▸ WHAT YOU HAVE TO DO: Pick out each line below containing "React".

▸ DATASET CONTENT:
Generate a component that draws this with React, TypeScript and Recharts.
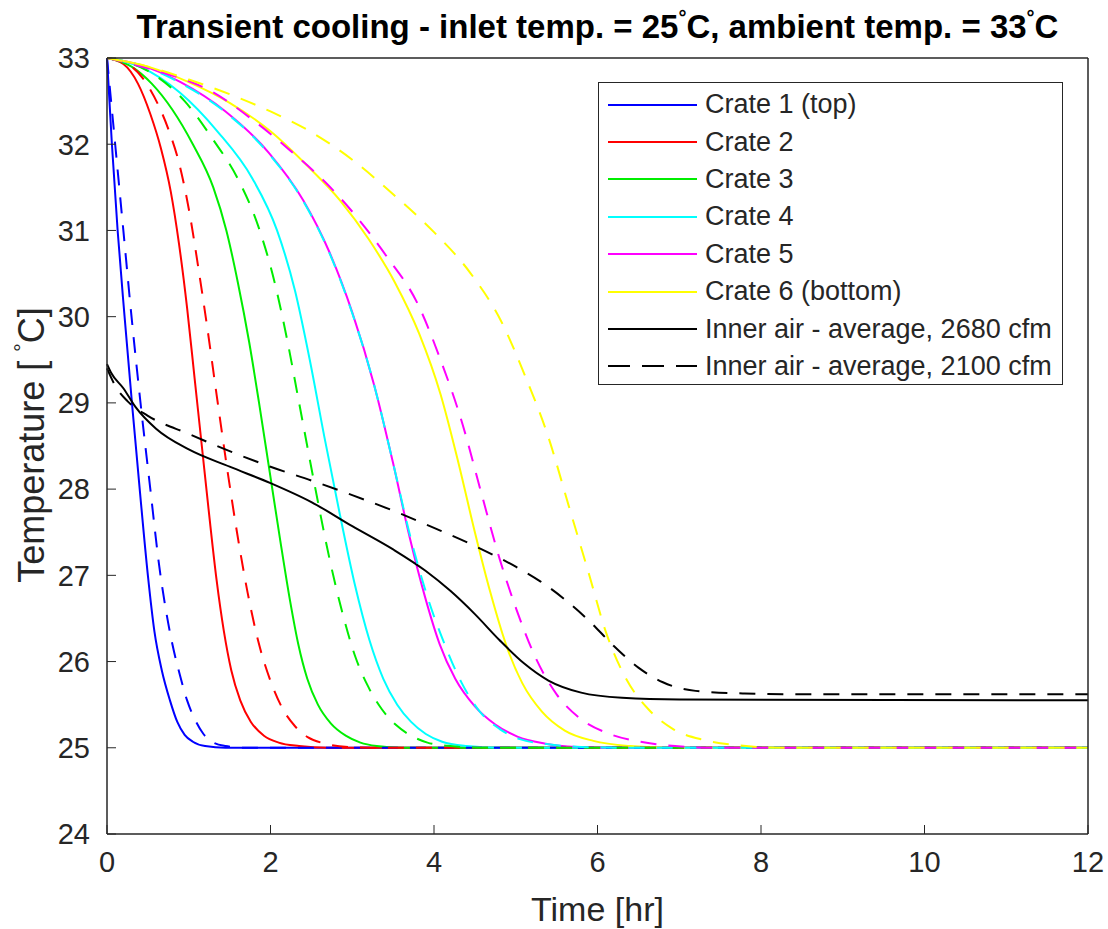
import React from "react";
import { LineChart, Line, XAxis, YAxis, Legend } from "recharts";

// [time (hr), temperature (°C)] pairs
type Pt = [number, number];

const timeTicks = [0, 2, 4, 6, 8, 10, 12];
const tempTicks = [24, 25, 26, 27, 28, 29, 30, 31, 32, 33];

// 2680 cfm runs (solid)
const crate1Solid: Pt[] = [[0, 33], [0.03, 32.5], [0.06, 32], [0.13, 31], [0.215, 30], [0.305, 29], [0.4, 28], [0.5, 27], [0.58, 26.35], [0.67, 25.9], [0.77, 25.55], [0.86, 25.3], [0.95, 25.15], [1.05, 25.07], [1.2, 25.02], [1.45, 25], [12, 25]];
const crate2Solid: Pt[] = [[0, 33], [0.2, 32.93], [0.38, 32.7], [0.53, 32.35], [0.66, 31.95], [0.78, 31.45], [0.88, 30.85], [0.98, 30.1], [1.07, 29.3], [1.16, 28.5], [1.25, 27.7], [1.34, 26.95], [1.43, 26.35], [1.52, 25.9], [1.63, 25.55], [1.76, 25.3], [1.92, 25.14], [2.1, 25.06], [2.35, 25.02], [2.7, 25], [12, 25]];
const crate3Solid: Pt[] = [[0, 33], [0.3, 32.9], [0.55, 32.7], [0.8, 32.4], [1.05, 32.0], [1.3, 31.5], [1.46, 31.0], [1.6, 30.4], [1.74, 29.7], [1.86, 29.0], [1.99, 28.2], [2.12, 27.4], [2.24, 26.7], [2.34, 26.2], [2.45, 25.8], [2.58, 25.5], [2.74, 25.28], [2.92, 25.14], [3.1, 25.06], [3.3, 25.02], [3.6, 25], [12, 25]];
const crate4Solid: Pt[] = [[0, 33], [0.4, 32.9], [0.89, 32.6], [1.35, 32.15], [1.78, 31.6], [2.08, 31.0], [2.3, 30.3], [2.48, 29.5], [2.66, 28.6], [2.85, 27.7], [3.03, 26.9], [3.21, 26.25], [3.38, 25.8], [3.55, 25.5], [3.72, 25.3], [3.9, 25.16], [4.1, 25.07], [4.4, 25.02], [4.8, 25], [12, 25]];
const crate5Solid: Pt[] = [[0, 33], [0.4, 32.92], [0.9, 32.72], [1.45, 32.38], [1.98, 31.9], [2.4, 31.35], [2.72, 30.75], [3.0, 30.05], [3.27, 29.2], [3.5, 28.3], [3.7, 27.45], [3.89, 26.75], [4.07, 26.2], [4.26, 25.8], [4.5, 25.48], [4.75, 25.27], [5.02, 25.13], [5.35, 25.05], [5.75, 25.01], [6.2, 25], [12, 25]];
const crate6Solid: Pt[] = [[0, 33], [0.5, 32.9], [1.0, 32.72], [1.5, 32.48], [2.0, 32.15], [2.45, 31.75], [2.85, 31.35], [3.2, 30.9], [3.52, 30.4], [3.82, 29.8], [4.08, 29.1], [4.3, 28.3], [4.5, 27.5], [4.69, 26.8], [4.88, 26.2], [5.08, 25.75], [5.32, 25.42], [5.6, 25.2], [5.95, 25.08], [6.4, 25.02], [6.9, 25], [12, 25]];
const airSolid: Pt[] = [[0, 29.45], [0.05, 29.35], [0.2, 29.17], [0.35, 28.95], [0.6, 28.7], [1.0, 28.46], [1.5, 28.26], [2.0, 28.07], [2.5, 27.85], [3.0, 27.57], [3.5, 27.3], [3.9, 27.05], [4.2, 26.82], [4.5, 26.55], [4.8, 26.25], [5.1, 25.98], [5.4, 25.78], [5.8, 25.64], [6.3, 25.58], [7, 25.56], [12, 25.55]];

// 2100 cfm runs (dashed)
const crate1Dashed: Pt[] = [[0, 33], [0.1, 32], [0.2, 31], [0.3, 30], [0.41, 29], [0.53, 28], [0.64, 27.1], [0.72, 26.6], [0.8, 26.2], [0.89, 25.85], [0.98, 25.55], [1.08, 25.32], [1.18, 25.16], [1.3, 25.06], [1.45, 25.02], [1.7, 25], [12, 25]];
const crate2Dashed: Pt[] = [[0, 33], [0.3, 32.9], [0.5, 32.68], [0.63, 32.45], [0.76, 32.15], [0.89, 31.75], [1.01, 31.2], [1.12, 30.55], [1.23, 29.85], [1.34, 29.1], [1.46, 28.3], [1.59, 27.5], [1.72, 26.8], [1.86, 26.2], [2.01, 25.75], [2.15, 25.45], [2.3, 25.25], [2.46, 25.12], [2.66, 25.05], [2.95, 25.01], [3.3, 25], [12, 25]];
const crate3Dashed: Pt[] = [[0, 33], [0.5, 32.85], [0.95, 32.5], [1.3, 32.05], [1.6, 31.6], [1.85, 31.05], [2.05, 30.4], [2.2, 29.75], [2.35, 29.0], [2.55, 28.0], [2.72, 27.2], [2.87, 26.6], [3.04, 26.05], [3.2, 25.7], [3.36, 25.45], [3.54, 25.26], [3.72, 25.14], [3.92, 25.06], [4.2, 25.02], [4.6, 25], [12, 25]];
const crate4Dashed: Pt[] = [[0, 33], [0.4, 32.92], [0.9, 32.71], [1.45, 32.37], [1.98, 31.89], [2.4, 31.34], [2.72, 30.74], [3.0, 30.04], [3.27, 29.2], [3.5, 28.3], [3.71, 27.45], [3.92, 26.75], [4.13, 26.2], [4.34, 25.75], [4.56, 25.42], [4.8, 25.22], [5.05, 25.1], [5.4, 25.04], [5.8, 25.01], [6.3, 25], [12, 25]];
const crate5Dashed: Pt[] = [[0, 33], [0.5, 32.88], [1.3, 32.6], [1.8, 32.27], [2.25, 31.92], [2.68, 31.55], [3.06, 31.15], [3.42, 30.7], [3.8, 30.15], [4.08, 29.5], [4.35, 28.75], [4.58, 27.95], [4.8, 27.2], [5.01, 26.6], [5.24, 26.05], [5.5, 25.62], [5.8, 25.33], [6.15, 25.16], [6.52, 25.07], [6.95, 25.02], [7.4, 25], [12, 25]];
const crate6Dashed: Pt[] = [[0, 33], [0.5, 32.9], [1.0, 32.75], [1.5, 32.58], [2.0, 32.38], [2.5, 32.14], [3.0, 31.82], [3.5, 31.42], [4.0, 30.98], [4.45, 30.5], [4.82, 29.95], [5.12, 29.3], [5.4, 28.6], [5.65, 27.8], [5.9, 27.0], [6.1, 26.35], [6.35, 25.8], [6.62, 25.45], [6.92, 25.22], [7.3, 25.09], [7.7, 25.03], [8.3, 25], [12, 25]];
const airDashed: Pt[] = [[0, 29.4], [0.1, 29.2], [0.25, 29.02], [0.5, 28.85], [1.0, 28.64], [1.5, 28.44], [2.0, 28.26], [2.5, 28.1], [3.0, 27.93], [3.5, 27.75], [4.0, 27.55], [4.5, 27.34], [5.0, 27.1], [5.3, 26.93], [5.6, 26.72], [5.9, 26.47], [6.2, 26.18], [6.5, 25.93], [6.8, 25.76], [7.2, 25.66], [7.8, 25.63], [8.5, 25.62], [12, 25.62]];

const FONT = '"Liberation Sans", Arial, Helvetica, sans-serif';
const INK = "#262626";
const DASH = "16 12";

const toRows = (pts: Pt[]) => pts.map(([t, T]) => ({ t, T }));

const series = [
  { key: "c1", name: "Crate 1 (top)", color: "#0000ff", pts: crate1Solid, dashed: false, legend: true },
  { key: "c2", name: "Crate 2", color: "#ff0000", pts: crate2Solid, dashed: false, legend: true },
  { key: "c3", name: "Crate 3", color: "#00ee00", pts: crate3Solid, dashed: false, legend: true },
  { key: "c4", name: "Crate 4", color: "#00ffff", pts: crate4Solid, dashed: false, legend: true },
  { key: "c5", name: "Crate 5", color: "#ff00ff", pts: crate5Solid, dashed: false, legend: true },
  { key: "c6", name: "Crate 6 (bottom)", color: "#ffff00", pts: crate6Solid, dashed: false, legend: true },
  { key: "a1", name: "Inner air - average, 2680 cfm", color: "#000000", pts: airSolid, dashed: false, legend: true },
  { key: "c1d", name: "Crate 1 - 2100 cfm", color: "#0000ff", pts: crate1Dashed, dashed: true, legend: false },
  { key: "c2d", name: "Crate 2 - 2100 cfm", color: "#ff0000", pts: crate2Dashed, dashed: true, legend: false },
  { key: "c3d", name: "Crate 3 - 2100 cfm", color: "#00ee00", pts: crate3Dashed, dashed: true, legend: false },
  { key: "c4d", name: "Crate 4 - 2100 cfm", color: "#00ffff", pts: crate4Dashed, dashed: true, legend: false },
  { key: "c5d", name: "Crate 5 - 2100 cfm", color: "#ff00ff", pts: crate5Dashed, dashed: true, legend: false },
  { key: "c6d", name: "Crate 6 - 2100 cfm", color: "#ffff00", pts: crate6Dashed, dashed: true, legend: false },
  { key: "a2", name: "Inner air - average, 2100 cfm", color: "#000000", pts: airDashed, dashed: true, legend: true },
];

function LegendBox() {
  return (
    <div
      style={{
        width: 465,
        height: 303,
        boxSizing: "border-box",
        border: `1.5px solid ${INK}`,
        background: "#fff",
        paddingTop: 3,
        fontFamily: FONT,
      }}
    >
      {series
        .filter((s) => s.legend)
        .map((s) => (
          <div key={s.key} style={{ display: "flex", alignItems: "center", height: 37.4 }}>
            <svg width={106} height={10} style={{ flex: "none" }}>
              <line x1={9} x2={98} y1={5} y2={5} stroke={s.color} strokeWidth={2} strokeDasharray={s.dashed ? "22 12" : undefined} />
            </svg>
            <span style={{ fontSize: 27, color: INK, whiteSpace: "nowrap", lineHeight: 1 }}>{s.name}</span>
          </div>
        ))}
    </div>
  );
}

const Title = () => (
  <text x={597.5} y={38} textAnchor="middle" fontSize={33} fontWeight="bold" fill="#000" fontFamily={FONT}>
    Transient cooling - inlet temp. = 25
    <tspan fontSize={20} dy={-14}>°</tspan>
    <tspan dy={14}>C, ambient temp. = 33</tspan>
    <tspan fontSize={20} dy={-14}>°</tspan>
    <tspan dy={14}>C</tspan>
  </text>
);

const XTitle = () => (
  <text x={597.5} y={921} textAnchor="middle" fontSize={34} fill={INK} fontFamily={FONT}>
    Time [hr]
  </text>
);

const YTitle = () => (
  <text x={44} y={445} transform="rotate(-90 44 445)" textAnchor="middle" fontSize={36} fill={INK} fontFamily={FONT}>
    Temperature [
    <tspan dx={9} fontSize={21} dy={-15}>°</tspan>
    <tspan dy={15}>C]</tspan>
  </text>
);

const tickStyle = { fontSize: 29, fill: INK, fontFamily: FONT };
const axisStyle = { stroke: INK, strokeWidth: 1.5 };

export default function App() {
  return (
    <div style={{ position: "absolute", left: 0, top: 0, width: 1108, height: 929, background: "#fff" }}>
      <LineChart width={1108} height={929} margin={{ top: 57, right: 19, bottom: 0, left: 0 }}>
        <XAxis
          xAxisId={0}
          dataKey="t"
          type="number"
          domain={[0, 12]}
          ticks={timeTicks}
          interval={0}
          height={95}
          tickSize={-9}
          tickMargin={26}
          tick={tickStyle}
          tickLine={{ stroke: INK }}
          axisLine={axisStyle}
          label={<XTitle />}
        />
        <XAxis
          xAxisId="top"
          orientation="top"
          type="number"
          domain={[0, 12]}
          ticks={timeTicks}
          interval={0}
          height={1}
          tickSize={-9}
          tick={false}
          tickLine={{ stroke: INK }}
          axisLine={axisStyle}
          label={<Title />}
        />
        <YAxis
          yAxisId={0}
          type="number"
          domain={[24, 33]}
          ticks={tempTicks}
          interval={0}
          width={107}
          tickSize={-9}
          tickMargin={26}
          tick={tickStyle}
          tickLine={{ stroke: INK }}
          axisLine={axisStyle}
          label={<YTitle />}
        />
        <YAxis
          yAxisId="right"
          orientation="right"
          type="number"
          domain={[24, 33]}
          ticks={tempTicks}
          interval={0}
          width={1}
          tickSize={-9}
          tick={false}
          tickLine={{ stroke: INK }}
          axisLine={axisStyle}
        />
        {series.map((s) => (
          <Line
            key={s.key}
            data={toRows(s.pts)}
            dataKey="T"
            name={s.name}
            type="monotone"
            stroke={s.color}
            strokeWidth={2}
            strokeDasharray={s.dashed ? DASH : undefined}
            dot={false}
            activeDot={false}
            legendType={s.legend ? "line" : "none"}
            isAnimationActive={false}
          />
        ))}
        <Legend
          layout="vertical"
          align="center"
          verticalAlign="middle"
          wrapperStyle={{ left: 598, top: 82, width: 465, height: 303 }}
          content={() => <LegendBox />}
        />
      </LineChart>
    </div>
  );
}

▸ THE COMPLETED TASK:
Generate a component that draws this with React, TypeScript and Recharts.
import React from "react";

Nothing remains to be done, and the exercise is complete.